=== Given information ===

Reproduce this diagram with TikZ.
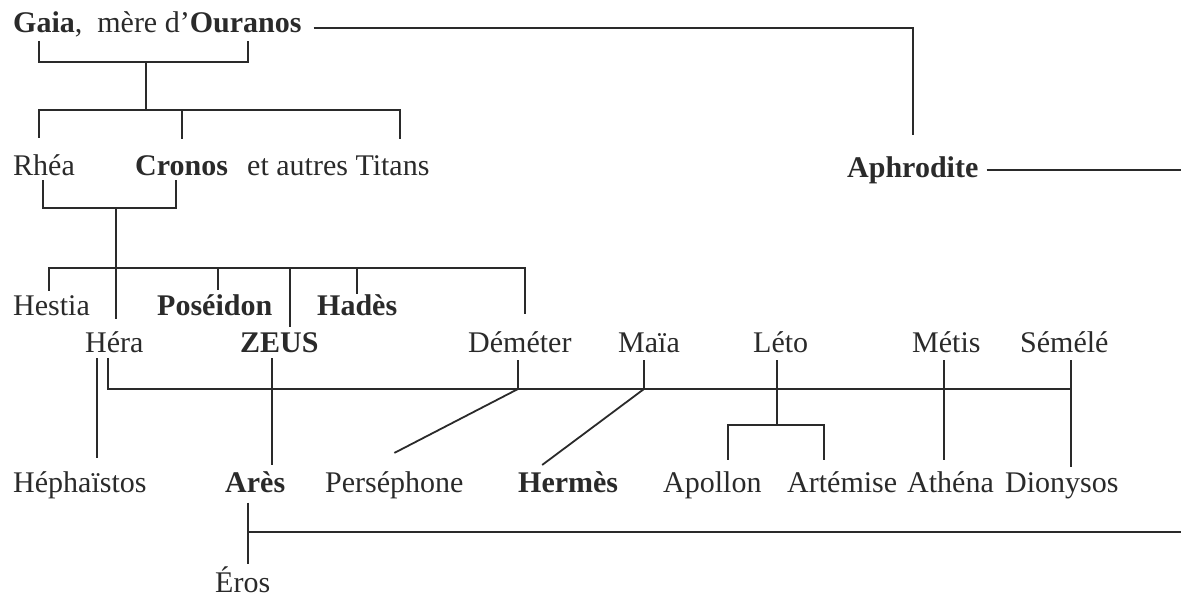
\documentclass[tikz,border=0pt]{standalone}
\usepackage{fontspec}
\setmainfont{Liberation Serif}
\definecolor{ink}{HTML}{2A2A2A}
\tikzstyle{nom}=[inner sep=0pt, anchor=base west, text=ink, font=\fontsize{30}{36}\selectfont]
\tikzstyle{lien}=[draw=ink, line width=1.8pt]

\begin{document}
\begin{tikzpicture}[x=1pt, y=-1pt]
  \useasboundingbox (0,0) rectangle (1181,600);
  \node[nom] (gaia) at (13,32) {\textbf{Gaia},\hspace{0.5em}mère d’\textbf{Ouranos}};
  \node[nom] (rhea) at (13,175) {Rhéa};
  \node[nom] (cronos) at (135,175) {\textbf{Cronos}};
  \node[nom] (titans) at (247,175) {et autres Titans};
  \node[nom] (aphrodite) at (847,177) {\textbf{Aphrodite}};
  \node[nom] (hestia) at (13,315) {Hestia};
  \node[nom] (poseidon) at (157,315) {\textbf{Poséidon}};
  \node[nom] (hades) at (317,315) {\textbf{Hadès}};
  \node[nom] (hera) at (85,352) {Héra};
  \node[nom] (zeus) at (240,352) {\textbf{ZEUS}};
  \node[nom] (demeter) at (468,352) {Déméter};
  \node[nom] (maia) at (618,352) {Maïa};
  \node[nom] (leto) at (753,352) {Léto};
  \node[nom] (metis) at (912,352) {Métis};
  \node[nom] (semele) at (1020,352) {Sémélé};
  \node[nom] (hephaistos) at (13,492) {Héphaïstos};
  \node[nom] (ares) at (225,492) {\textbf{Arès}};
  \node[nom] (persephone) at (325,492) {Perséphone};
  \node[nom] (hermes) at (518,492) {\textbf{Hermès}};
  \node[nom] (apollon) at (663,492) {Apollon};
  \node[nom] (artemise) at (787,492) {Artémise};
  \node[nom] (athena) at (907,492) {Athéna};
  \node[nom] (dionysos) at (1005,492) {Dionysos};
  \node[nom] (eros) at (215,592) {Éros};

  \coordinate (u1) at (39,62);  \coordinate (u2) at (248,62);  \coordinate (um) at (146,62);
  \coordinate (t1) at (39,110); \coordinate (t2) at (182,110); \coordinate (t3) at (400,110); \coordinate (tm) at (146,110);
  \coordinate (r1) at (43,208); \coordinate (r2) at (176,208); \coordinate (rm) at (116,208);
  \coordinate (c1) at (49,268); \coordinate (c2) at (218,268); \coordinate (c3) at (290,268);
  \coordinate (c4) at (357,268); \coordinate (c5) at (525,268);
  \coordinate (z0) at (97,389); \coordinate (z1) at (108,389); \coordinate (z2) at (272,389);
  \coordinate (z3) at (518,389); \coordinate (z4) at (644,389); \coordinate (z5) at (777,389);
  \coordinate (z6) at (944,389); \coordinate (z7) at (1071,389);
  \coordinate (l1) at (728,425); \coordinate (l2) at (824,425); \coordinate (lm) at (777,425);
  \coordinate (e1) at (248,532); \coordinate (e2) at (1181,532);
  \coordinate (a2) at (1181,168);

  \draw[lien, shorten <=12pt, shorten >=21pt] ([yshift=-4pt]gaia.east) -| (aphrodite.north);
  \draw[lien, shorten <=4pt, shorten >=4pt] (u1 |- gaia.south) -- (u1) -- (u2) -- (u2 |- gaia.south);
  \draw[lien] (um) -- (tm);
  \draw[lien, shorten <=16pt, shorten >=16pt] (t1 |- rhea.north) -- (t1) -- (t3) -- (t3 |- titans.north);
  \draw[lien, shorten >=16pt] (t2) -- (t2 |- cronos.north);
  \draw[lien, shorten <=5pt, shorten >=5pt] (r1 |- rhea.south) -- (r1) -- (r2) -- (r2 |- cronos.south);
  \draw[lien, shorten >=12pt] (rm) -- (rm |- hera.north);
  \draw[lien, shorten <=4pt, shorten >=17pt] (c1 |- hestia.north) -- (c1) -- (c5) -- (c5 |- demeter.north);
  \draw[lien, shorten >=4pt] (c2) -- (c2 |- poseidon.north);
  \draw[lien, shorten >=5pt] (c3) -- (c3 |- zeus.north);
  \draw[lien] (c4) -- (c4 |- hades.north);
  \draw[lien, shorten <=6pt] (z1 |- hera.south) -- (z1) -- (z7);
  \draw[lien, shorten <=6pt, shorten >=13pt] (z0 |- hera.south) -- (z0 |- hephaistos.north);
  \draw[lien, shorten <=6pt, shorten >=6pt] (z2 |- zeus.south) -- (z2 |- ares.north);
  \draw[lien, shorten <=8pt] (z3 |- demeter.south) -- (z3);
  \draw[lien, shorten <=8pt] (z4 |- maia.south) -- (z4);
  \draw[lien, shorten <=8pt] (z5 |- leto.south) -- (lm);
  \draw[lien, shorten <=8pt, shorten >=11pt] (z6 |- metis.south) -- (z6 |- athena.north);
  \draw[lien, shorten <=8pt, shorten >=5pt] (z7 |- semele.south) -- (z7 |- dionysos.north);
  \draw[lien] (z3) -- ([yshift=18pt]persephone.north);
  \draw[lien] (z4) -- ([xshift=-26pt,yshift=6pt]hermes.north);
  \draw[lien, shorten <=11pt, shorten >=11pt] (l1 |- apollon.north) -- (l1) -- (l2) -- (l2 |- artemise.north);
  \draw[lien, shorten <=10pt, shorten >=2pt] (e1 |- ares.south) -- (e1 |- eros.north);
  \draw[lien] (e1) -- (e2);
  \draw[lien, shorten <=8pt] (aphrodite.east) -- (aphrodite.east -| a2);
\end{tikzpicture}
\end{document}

===

▶ _Your goal_:
From the material above, copy everything exactly but the pictures.

▶ _Response to the task_:
Reproduce this diagram with TikZ.
\documentclass[tikz,border=0pt]{standalone}
\usepackage{fontspec}
\setmainfont{Liberation Serif}
\definecolor{ink}{HTML}{2A2A2A}
\tikzstyle{nom}=[inner sep=0pt, anchor=base west, text=ink, font=\fontsize{30}{36}\selectfont]
\tikzstyle{lien}=[draw=ink, line width=1.8pt]

\begin{document}
\begin{tikzpicture}[x=1pt, y=-1pt]
  \useasboundingbox (0,0) rectangle (1181,600);
  \node[nom] (gaia) at (13,32) {\textbf{Gaia},\hspace{0.5em}mère d’\textbf{Ouranos}};
  \node[nom] (rhea) at (13,175) {Rhéa};
  \node[nom] (cronos) at (135,175) {\textbf{Cronos}};
  \node[nom] (titans) at (247,175) {et autres Titans};
  \node[nom] (aphrodite) at (847,177) {\textbf{Aphrodite}};
  \node[nom] (hestia) at (13,315) {Hestia};
  \node[nom] (poseidon) at (157,315) {\textbf{Poséidon}};
  \node[nom] (hades) at (317,315) {\textbf{Hadès}};
  \node[nom] (hera) at (85,352) {Héra};
  \node[nom] (zeus) at (240,352) {\textbf{ZEUS}};
  \node[nom] (demeter) at (468,352) {Déméter};
  \node[nom] (maia) at (618,352) {Maïa};
  \node[nom] (leto) at (753,352) {Léto};
  \node[nom] (metis) at (912,352) {Métis};
  \node[nom] (semele) at (1020,352) {Sémélé};
  \node[nom] (hephaistos) at (13,492) {Héphaïstos};
  \node[nom] (ares) at (225,492) {\textbf{Arès}};
  \node[nom] (persephone) at (325,492) {Perséphone};
  \node[nom] (hermes) at (518,492) {\textbf{Hermès}};
  \node[nom] (apollon) at (663,492) {Apollon};
  \node[nom] (artemise) at (787,492) {Artémise};
  \node[nom] (athena) at (907,492) {Athéna};
  \node[nom] (dionysos) at (1005,492) {Dionysos};
  \node[nom] (eros) at (215,592) {Éros};

  \coordinate (u1) at (39,62);  \coordinate (u2) at (248,62);  \coordinate (um) at (146,62);
  \coordinate (t1) at (39,110); \coordinate (t2) at (182,110); \coordinate (t3) at (400,110); \coordinate (tm) at (146,110);
  \coordinate (r1) at (43,208); \coordinate (r2) at (176,208); \coordinate (rm) at (116,208);
  \coordinate (c1) at (49,268); \coordinate (c2) at (218,268); \coordinate (c3) at (290,268);
  \coordinate (c4) at (357,268); \coordinate (c5) at (525,268);
  \coordinate (z0) at (97,389); \coordinate (z1) at (108,389); \coordinate (z2) at (272,389);
  \coordinate (z3) at (518,389); \coordinate (z4) at (644,389); \coordinate (z5) at (777,389);
  \coordinate (z6) at (944,389); \coordinate (z7) at (1071,389);
  \coordinate (l1) at (728,425); \coordinate (l2) at (824,425); \coordinate (lm) at (777,425);
  \coordinate (e1) at (248,532); \coordinate (e2) at (1181,532);
  \coordinate (a2) at (1181,168);

  \draw[lien, shorten <=12pt, shorten >=21pt] ([yshift=-4pt]gaia.east) -| (aphrodite.north);
  \draw[lien, shorten <=4pt, shorten >=4pt] (u1 |- gaia.south) -- (u1) -- (u2) -- (u2 |- gaia.south);
  \draw[lien] (um) -- (tm);
  \draw[lien, shorten <=16pt, shorten >=16pt] (t1 |- rhea.north) -- (t1) -- (t3) -- (t3 |- titans.north);
  \draw[lien, shorten >=16pt] (t2) -- (t2 |- cronos.north);
  \draw[lien, shorten <=5pt, shorten >=5pt] (r1 |- rhea.south) -- (r1) -- (r2) -- (r2 |- cronos.south);
  \draw[lien, shorten >=12pt] (rm) -- (rm |- hera.north);
  \draw[lien, shorten <=4pt, shorten >=17pt] (c1 |- hestia.north) -- (c1) -- (c5) -- (c5 |- demeter.north);
  \draw[lien, shorten >=4pt] (c2) -- (c2 |- poseidon.north);
  \draw[lien, shorten >=5pt] (c3) -- (c3 |- zeus.north);
  \draw[lien] (c4) -- (c4 |- hades.north);
  \draw[lien, shorten <=6pt] (z1 |- hera.south) -- (z1) -- (z7);
  \draw[lien, shorten <=6pt, shorten >=13pt] (z0 |- hera.south) -- (z0 |- hephaistos.north);
  \draw[lien, shorten <=6pt, shorten >=6pt] (z2 |- zeus.south) -- (z2 |- ares.north);
  \draw[lien, shorten <=8pt] (z3 |- demeter.south) -- (z3);
  \draw[lien, shorten <=8pt] (z4 |- maia.south) -- (z4);
  \draw[lien, shorten <=8pt] (z5 |- leto.south) -- (lm);
  \draw[lien, shorten <=8pt, shorten >=11pt] (z6 |- metis.south) -- (z6 |- athena.north);
  \draw[lien, shorten <=8pt, shorten >=5pt] (z7 |- semele.south) -- (z7 |- dionysos.north);
  \draw[lien] (z3) -- ([yshift=18pt]persephone.north);
  \draw[lien] (z4) -- ([xshift=-26pt,yshift=6pt]hermes.north);
  \draw[lien, shorten <=11pt, shorten >=11pt] (l1 |- apollon.north) -- (l1) -- (l2) -- (l2 |- artemise.north);
  \draw[lien, shorten <=10pt, shorten >=2pt] (e1 |- ares.south) -- (e1 |- eros.north);
  \draw[lien] (e1) -- (e2);
  \draw[lien, shorten <=8pt] (aphrodite.east) -- (aphrodite.east -| a2);
\end{tikzpicture}
\end{document}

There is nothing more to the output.